Editorial

Liebe CREVELTer,

„Die Grenzen meiner Sprache sind die Grenzen meiner Welt“, das schrieb der Sprachphilosoph Ludwig Wittgenstein. Er verlieh damit einer Erkenntnis Ausdruck, die das Denken im 20. Jahrhundert auf den Kopf stellte: Unser Verständnis der Welt ist an unsere Sprache geknüpft. Wir denken immer in Sprache: Demzufolge erkennen und verstehen wir auch nur das, was wir sprachlich erfassen können. Oder auch andersherum: Die Begriffe, die wir haben, prägen wesentlich unser Denken.

Unser Gegenüber zu verstehen, heißt demnach, seine Sprache zu sprechen. Jede Sprache folgt eigenen Regeln, die in direktem Zusammenhang mit der Lebenswirklichkeit stehen, in der sie gesprochen wird. Deshalb lassen sich sprachliche Feinheiten auch nur selten eins zu eins in eine andere Sprache übersetzen. Eine andere Sprache zu erlernen, befähigt uns dazu, uns in Menschen anderer Kulturkreise zu versetzen und die Welt durch ihre Augen zu sehen. Es erweitert unser Verständnis der Welt. Für uns ist das weiße Zeug, das im Winter leider viel zu selten vom Himmel fällt, schlicht Schnee. Ein Inuit, für dessen Leben Schnee eine viel größere Bedeutung haben dürfte als für uns, wird sehr wahrscheinlich deutlich feinere Unterschiede erkennen und demnach auch benennen können. Schnee ist für ihn eben nicht einfach „Schnee“. Die Erkenntnis, dass Sprache unser Denken formt, ist auch der Ausgangspunkt für die heute so heftig tobende Diskussion um problematische Begriffe. Es macht durchaus Sinn, sich von Ausdrucksweisen zu verabschieden oder sie zu ächten, wenn sie unseren Blick auf die Welt einschränken oder gar verfälschen. Vor allem dann, wenn das zum Leidwesen von Minderheiten geschieht.
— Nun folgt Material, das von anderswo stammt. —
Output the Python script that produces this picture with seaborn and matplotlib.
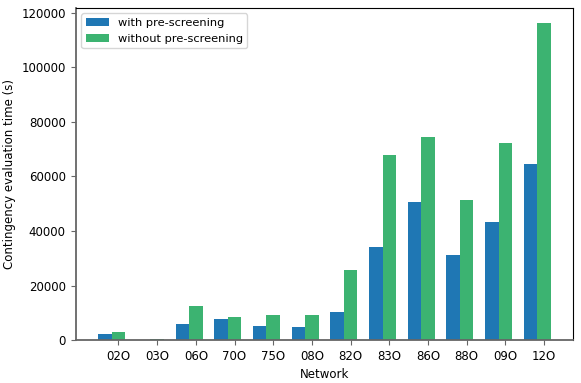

Man muss aber gar nicht nach Alaska oder nach Fernost reisen, um an Sprachgrenzen zu stoßen. Unser Oktober-Hero Wolfgang Müller, der sich mehr als die Hälfte seines Lebens mit dem Krieewelsch Platt auseinandergesetzt hat, weiß, dass es schon zwischen Hüls und Fischeln markante sprachliche Unterschiede gibt. Und dass Krieewelsch nicht einfach nur ein schön klingender Dialekt ist, sondern auch eine bestimmte Art, die Welt zu sehen. Globetrotter Sascha Stöckl wird bestätigen, dass der Kontakt mit anderen Kulturen augenöffnend ist: Aber auch, dass es ein sprachübergreifendes Verständnis zwischen Menschen gibt. Auch ohne die jeweilige Landessprache zu sprechen – oder auf das nahezu universell funktionierende Englisch zurückgreifen zu können – gelang es ihm, sich in Ländern wie dem Iran, in Saudi-Arabien, Aserbaidschan oder Tschetschenien zu verständigen. Die Erkenntnis, die er mitbrachte: „Verstehen ist immer auch Verstehenwollen“. Und der Anti-Gewalt-Trainer Marco Rhode weiß nur zu gut, dass Gewalt meist da anfängt, wo die Verständigung versagt.

Was das bedeutet? Gesellschaft und Gemeinschaft funktionieren immer nur im Dialog miteinander und jeder Dialog muss darauf gegründet sein, den anderen verstehen zu wollen: sein Denken für den Augenblick zu dem unseren zu machen, die Welt mit seinen Augen zu sehen. Man muss danach nicht einer Meinung sein, aber zumindest hat man eine gemeinsame Grundlage für die Diskussion geschaffen, anstatt nur aneinander vorbeizuschreien. Lasst uns in Dialog miteinander treten! Einen Dialog, der das Ziel hat, Grenzen aufzulösen, statt Mauern hochzuziehen!

Wir wünschen eine angenehme und vielleicht sogar erkenntnisreiche Lektüre – oder auch einfach: Viel Spaß beim Lesen!